An Administration committed to vigorously protecting our environment would read the ruling narrowly and continue to aggressively enforce our environmental laws. But this Administration, predictably, has used the ruling as an excuse. On January 15, 2003, EPA and the Army Corps of Engineers published guidance to their field staff and an advanced notice of proposed rulemaking in response to the SWANCC decision. And not surprisingly, the Bush Administration is considering using the decision as a rationale to push through a much more radical anti-environment agenda than the court decision required.
The guidance, which was effective immediately, directed EPA and Corps staff to stop asserting federal jurisdiction over any isolated waters on any basis without first obtaining EPA Headquarters’ approval to do so. Likewise, the rulemaking sought public comment on what factors should provide a basis for asserting jurisdiction over any isolated waters. In other words, EPA decided to read the court’s ruling in the broadest possible terms--which, conveniently, would require the EPA and the Corps to take as passive a role as possible toward these bodies of water.
Mr. Chairman, I am not a pessimist for looking at this set of facts and thinking that the glass is half empty. With the environmental record of this Administration--with its penchant for bending over backward to protect industry but lifting little more than a finger to protect the environment and public health--that is simply a realistic response.
Fortunately, the American people are wise to this backhanded and, shall we say, backwater attempt to open our waterways to pollution. The federal government has received more than 130,000 comments in response to the rulemaking notice--many, many of which, we understand, object to the Agency’s plans to cut off federal Clean Water Act protections for these waterways. Opposition to the expansive rulemaking comes from citizens, public interest groups, environmental organizations, and such key State organizations as the Environmental Council of the States (Resolution Number 03-6 April 10, 2003) and the Association of State and Interstate Water Pollution Control Administrators (Letter Comment in EPA’s Docket for the Rulemaking).
What is at stake if the Clean Water Act does not protect these waters? A lapse in federal authority could create a void in environmental protection that many states would find difficult to fill in these historically tight budgetary times. This could leave thousands of acres of isolated waters--including what has been estimated to include 30% to 60% of this nation’s remaining wetlands--at risk. Wetlands perform crucial functions for watershed and ecosystem health across the country, including flood risk reduction, water quality improvement, and filtration and recharge of surface and subsurface drinking water supplies.

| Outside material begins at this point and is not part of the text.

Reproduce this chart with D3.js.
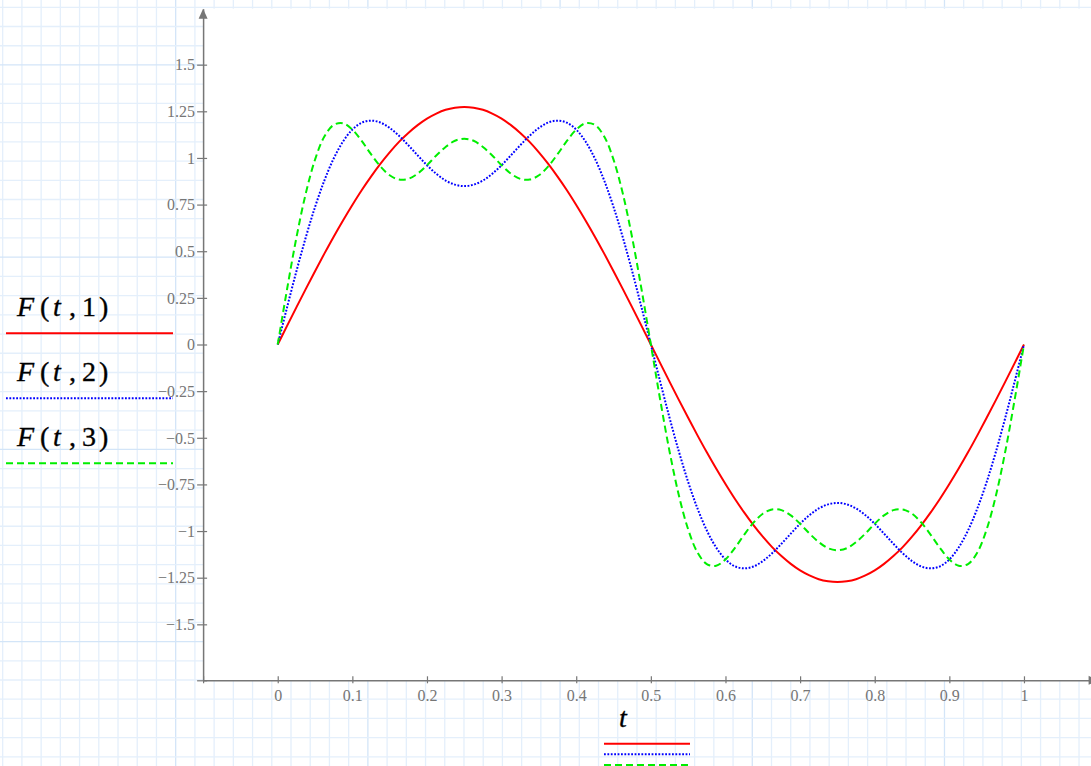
<!DOCTYPE html>
<html>
<head>
<meta charset="utf-8">
<script src="https://cdn.jsdelivr.net/npm/d3@7"></script>
<style>
  body { margin: 0; background: #fff; overflow: hidden; }
  .mathText { font-family: "Liberation Serif", serif; font-size: 28px; fill: #000; stroke: #000; stroke-width: 0.35px; }
</style>
</head>
<body>
<div id="chart"></div>
<script>
// Sample points
var tValues = [0, 0.0125, 0.025, 0.0375, 0.05, 0.0625, 0.075, 0.0875, 0.1, 0.1125, 0.125, 0.1375, 0.15, 0.1625, 0.175, 0.1875,
  0.2, 0.2125, 0.225, 0.2375, 0.25, 0.2625, 0.275, 0.2875, 0.3, 0.3125, 0.325, 0.3375, 0.35, 0.3625, 0.375, 0.3875,
  0.4, 0.4125, 0.425, 0.4375, 0.45, 0.4625, 0.475, 0.4875, 0.5, 0.5125, 0.525, 0.5375, 0.55, 0.5625, 0.575, 0.5875,
  0.6, 0.6125, 0.625, 0.6375, 0.65, 0.6625, 0.675, 0.6875, 0.7, 0.7125, 0.725, 0.7375, 0.75, 0.7625, 0.775, 0.7875,
  0.8, 0.8125, 0.825, 0.8375, 0.85, 0.8625, 0.875, 0.8875, 0.9, 0.9125, 0.925, 0.9375, 0.95, 0.9625, 0.975, 0.9875, 1];

var f1Values = [0, 0.100, 0.199, 0.297, 0.393, 0.487, 0.578, 0.665, 0.748, 0.827, 0.900, 0.968, 1.030, 1.086, 1.134, 1.176,
  1.211, 1.238, 1.258, 1.269, 1.273, 1.269, 1.258, 1.238, 1.211, 1.176, 1.134, 1.086, 1.030, 0.968, 0.900, 0.827,
  0.748, 0.665, 0.578, 0.487, 0.393, 0.297, 0.199, 0.100, 0, -0.100, -0.199, -0.297, -0.393, -0.487, -0.578, -0.665,
  -0.748, -0.827, -0.900, -0.968, -1.030, -1.086, -1.134, -1.176, -1.211, -1.238, -1.258, -1.269, -1.273, -1.269, -1.258, -1.238,
  -1.211, -1.176, -1.134, -1.086, -1.030, -0.968, -0.900, -0.827, -0.748, -0.665, -0.578, -0.487, -0.393, -0.297, -0.199, -0.100, 0];

var f2Values = [0, 0.199, 0.392, 0.573, 0.737, 0.879, 0.997, 1.088, 1.152, 1.189, 1.200, 1.190, 1.161, 1.119, 1.068, 1.014,
  0.961, 0.915, 0.879, 0.857, 0.849, 0.857, 0.879, 0.915, 0.961, 1.014, 1.068, 1.119, 1.161, 1.190, 1.200, 1.189,
  1.152, 1.088, 0.997, 0.879, 0.737, 0.573, 0.392, 0.199, 0, -0.199, -0.392, -0.573, -0.737, -0.879, -0.997, -1.088,
  -1.152, -1.189, -1.200, -1.190, -1.161, -1.119, -1.068, -1.014, -0.961, -0.915, -0.879, -0.857, -0.849, -0.857, -0.879, -0.915,
  -0.961, -1.014, -1.068, -1.119, -1.161, -1.190, -1.200, -1.189, -1.152, -1.088, -0.997, -0.879, -0.737, -0.573, -0.392, -0.199, 0];

var f3Values = [0, 0.296, 0.572, 0.808, 0.991, 1.115, 1.177, 1.186, 1.152, 1.091, 1.020, 0.955, 0.907, 0.884, 0.888, 0.916,
  0.961, 1.013, 1.059, 1.092, 1.103, 1.092, 1.059, 1.013, 0.961, 0.916, 0.888, 0.884, 0.907, 0.955, 1.020, 1.091,
  1.152, 1.186, 1.177, 1.115, 0.991, 0.808, 0.572, 0.296, 0, -0.296, -0.572, -0.808, -0.991, -1.115, -1.177, -1.186,
  -1.152, -1.091, -1.020, -0.955, -0.907, -0.884, -0.888, -0.916, -0.961, -1.013, -1.059, -1.092, -1.103, -1.092, -1.059, -1.013,
  -0.961, -0.916, -0.888, -0.884, -0.907, -0.955, -1.020, -1.091, -1.152, -1.186, -1.177, -1.115, -0.991, -0.808, -0.572, -0.296, 0];

var seriesArgs = ["1", "2", "3"];
var seriesColors = ["#ff0000", "#0000ff", "#00ee00"];
var seriesDash = ["none", "1.8,1.6", "7,4"];

var xTicks = [-0.1, 0, 0.1, 0.2, 0.3, 0.4, 0.5, 0.6, 0.7, 0.8, 0.9, 1];
var xTickLabels = ["", "0", "0.1", "0.2", "0.3", "0.4", "0.5", "0.6", "0.7", "0.8", "0.9", "1"];
var yTicks = [1.5, 1.25, 1, 0.75, 0.5, 0.25, 0, -0.25, -0.5, -0.75, -1, -1.25, -1.5, -1.8];
var yTickLabels = ["1.5", "1.25", "1", "0.75", "0.5", "0.25", "0", "\u22120.25", "\u22120.5", "\u22120.75", "\u22121", "\u22121.25", "\u22121.5", ""];

var svgWidth = 1091;
var svgHeight = 766;

var svg = d3.select("#chart")
  .append("svg")
  .attr("width", svgWidth)
  .attr("height", svgHeight);

// Step 1: worksheet grid background
// ==============================
var gridStep = 19.22;
var gridGroup = svg.append("g");
for (var i = 0; i * gridStep < svgWidth; i++) {
  gridGroup.append("line")
    .attr("x1", 2.7 + i * gridStep).attr("x2", 2.7 + i * gridStep)
    .attr("y1", 0).attr("y2", svgHeight)
    .attr("stroke", i % 10 == 9 ? "#d3e5f8" : "#e4effb")
    .attr("stroke-width", 1.3);
}
for (var j = 0; j * gridStep < svgHeight; j++) {
  gridGroup.append("line")
    .attr("y1", 7.3 + j * gridStep).attr("y2", 7.3 + j * gridStep)
    .attr("x1", 0).attr("x2", svgWidth)
    .attr("stroke", j % 10 == 3 ? "#d3e5f8" : "#e4effb")
    .attr("stroke-width", 1.3);
}

// Step 2: scales
// ==============================
var xScale = d3.scaleLinear()
  .domain([-0.1, 1.1])
  .range([203.1, 1098.6]);

var yScale = d3.scaleLinear()
  .domain([-1.8, 1.8])
  .range([680.3, 8.7]);

// plot area is white
svg.append("rect")
  .attr("x", xScale(-0.1))
  .attr("y", yScale(1.8))
  .attr("width", xScale(1.1) - xScale(-0.1))
  .attr("height", yScale(-1.8) - yScale(1.8))
  .attr("fill", "#fff");

// Step 3: axes
// ==============================
var axisColor = "#767676";

var xAxis = d3.axisBottom(xScale)
  .tickValues(xTicks)
  .tickFormat((d, i) => xTickLabels[i])
  .tickSizeOuter(0);

var yAxis = d3.axisLeft(yScale)
  .tickValues(yTicks)
  .tickFormat((d, i) => yTickLabels[i])
  .tickSizeOuter(0);

var xAxisGroup = svg.append("g")
  .attr("transform", `translate(0, ${yScale(-1.8)})`)
  .call(xAxis);

var yAxisGroup = svg.append("g")
  .attr("transform", `translate(${xScale(-0.1)}, 0)`)
  .call(yAxis);

[xAxisGroup, yAxisGroup].forEach(function (g) {
  g.attr("font-family", "'Liberation Serif', serif")
    .attr("font-size", 16);
  g.select(".domain").attr("stroke", axisColor).attr("stroke-width", 1.5);
  g.selectAll(".tick line").attr("stroke", axisColor).attr("stroke-width", 1.2);
  g.selectAll(".tick text").attr("fill", axisColor);
});

xAxisGroup.selectAll(".tick line").attr("y1", -4).attr("y2", 3);
xAxisGroup.selectAll(".tick text").attr("y", 21).attr("dy", 0);
yAxisGroup.selectAll(".tick line").attr("x1", -6).attr("x2", 4);
yAxisGroup.selectAll(".tick text").attr("x", -8).attr("dy", "0.33em");

// arrow heads
var x0 = xScale(-0.1);
var yTop = yScale(1.8);
svg.append("path")
  .attr("d", `M${x0 - 4.5},${yTop + 10}L${x0},${yTop}L${x0 + 4.5},${yTop + 10}Z`)
  .attr("fill", axisColor);

var xRight = xScale(1.1);
var y0 = yScale(-1.8);
svg.append("path")
  .attr("d", `M${xRight - 10},${y0 - 4.5}L${xRight},${y0}L${xRight - 10},${y0 + 4.5}Z`)
  .attr("fill", axisColor);

// Step 4: the traces
// ==============================
var seriesValues = [f1Values, f2Values, f3Values];

var line = d3.line()
  .x((d, i) => xScale(tValues[i]))
  .y(d => yScale(d))
  .curve(d3.curveCatmullRom);

svg.selectAll("path.trace")
  .data(seriesValues)
  .enter()
  .append("path")
  .classed("trace", true)
  .attr("d", d => line(d))
  .attr("fill", "none")
  .attr("stroke", (d, i) => seriesColors[i])
  .attr("stroke-width", 2)
  .attr("stroke-dasharray", (d, i) => seriesDash[i]);

// Step 5: y labels on the left, with their line styles
// ==============================
var legendBase = [316, 381, 446];
var legendLineY = [333.3, 398.3, 463.3];
// glyph offsets inside "F(t,n)"
var glyphX = [17, 40, 53, 69, 82, 99];

seriesArgs.forEach(function (arg, i) {
  var label = svg.append("text")
    .attr("class", "mathText")
    .attr("y", legendBase[i]);
  var parts = [["F", true], ["(", false], ["t", true], [",", false], [arg, false], [")", false]];
  parts.forEach(function (p, k) {
    label.append("tspan")
      .attr("x", glyphX[k])
      .attr("font-style", p[1] ? "italic" : "normal")
      .text(p[0]);
  });

  svg.append("line")
    .attr("x1", 6).attr("x2", 173)
    .attr("y1", legendLineY[i]).attr("y2", legendLineY[i])
    .attr("stroke", seriesColors[i])
    .attr("stroke-width", 2)
    .attr("stroke-dasharray", seriesDash[i]);
});

// Step 6: x label under the axis
// ==============================
svg.append("text")
  .attr("class", "mathText")
  .attr("x", 623)
  .attr("y", 726.5)
  .attr("text-anchor", "middle")
  .attr("font-style", "italic")
  .text("t");

var bottomLineY = [743.7, 754.3, 765];
seriesColors.forEach(function (c, i) {
  svg.append("line")
    .attr("x1", 604).attr("x2", 690)
    .attr("y1", bottomLineY[i]).attr("y2", bottomLineY[i])
    .attr("stroke", c)
    .attr("stroke-width", 2)
    .attr("stroke-dasharray", seriesDash[i]);
});
</script>
</body>
</html>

Also, as I believe we will hear more about in today’s hearing, it is clear that so-called “isolated” waters, including wetlands, are rarely truly isolated because water moves in hydrologic cycles. This means that failure to protect isolated waters may have a significant adverse impact on the overall health of the watershed and ecosystem.
In short, if these waters are left unprotected, the floodgates of pollution could, so to speak, open wide, and that could threaten public health in communities throughout America.
I am keenly interested in the Bush Administration’s rulemaking plans and response to the many public comments urging it to abandon these efforts to narrow the protections of the Clean Water Act. I urge the Administration to withdraw the current guidance and drop these rulemaking plans. Given its shameful record on environmental protection, however, I don’t anticipate that this will happen.
Congress therefore must reestablish the common and commonsense understanding of the Clean Water Act’s scope to protect all the nation’s waters. Earlier this year, I was pleased to join Senator Feingold, along with Senators Jeffords and Boxer, as an original cosponsor of S. 473, the Clean Water Authority Restoration Act. I look forward to working with members of the Senate on a bipartisan basis to enact this bill to restore the integrity of the Clean Water Act if and when it is necessary.
Thank you, Mr. Chairman and Senator Graham.